In order to fundamentally solve the above-described problem, solid-state imaging devices in which active devices, such as optical sensors and charge transfer electrodes, are arranged in multiple layers have been proposed, as described below.
(1) A method for increasing the sensitivity of a solid-state imaging device has been proposed in which a photoelectric conversion unit composed of polycrystal silicon or amorphous silicon is formed on a signal charge transfer unit so that the entire surface of the solid-state imaging device functions as a light-receiving surface and the amount of light received increases. However, since the mobility of electrons and holes in polycrystal silicon and amorphous silicon is lower than that in single-crystal silicon, a problem of afterimage or the like occurs. Accordingly, it is difficult to put this type of solid-state imaging device to practical use.
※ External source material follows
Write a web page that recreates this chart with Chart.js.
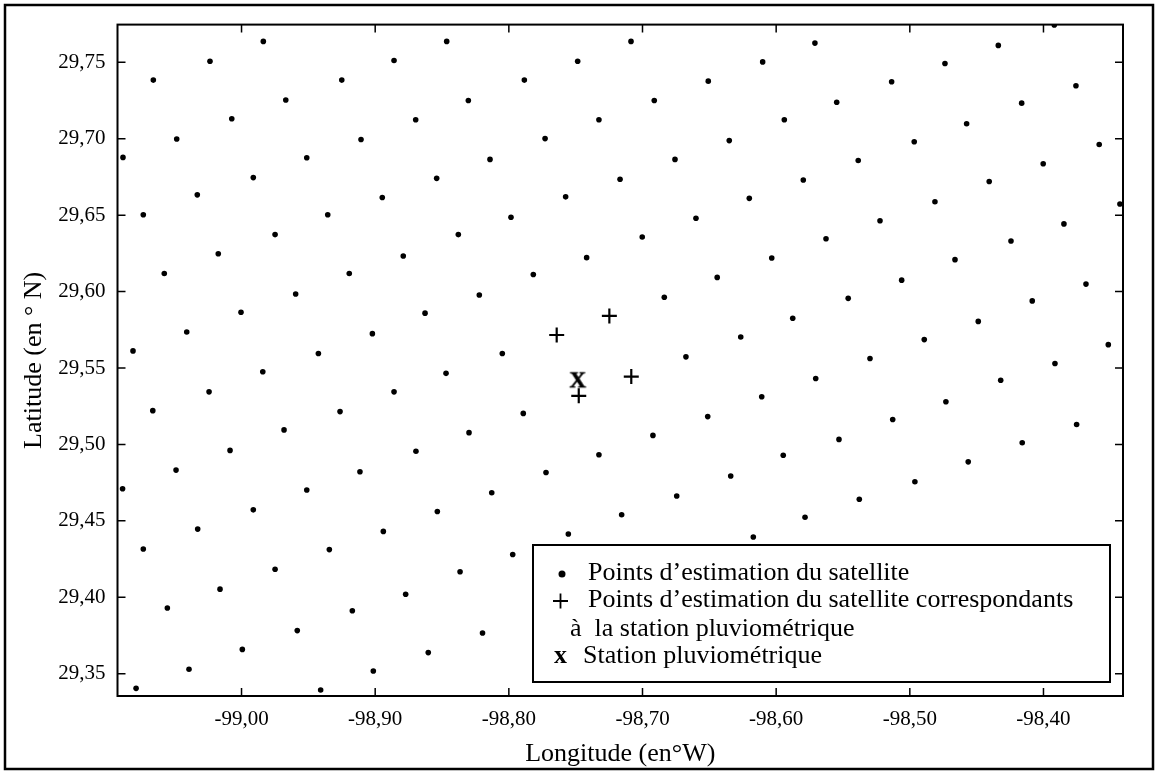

(2) A method has been proposed in which the thickness of a silicon substrate is reduced to about several tens of micrometers by back etching and an image is captured by causing light to enter optical sensors from the back. In this method, the amount of incident light increases since it is not impeded by transfer electrodes, and the sensitivity increases accordingly. However, since there is a limit to reducing the thickness of the silicon substrate, the application is limited to cases where infrared light, for which silicon has high transmittance, is received. In addition, it is difficult to increase the precision, and therefore this structure is not suitable for imaging devices with a large number of pixels which are required to be arranged at high density.
(3) A frame transfer (FT) CCD in which a single unit functions as both a photoelectric conversion unit and a charge transfer unit is also advantageous in that it has a large effective-charge-storage area. However, there is a problem in that the sensitivity reduces in a short wavelength region due to light absorption by transfer electrodes. In addition, the amount of dark current generated is large compared to an IT-CCD since a single unit functions as both the photoelectric conversion unit and the charge transfer unit, and there is a problem in that the S/N ratio is low.
In order to solve the above-described problems, a main object of the present invention is to provide a solid-state imaging device having a structure such that the number of pixels can be increased without increasing the size, and to provide a method for manufacturing the solid-state imaging device.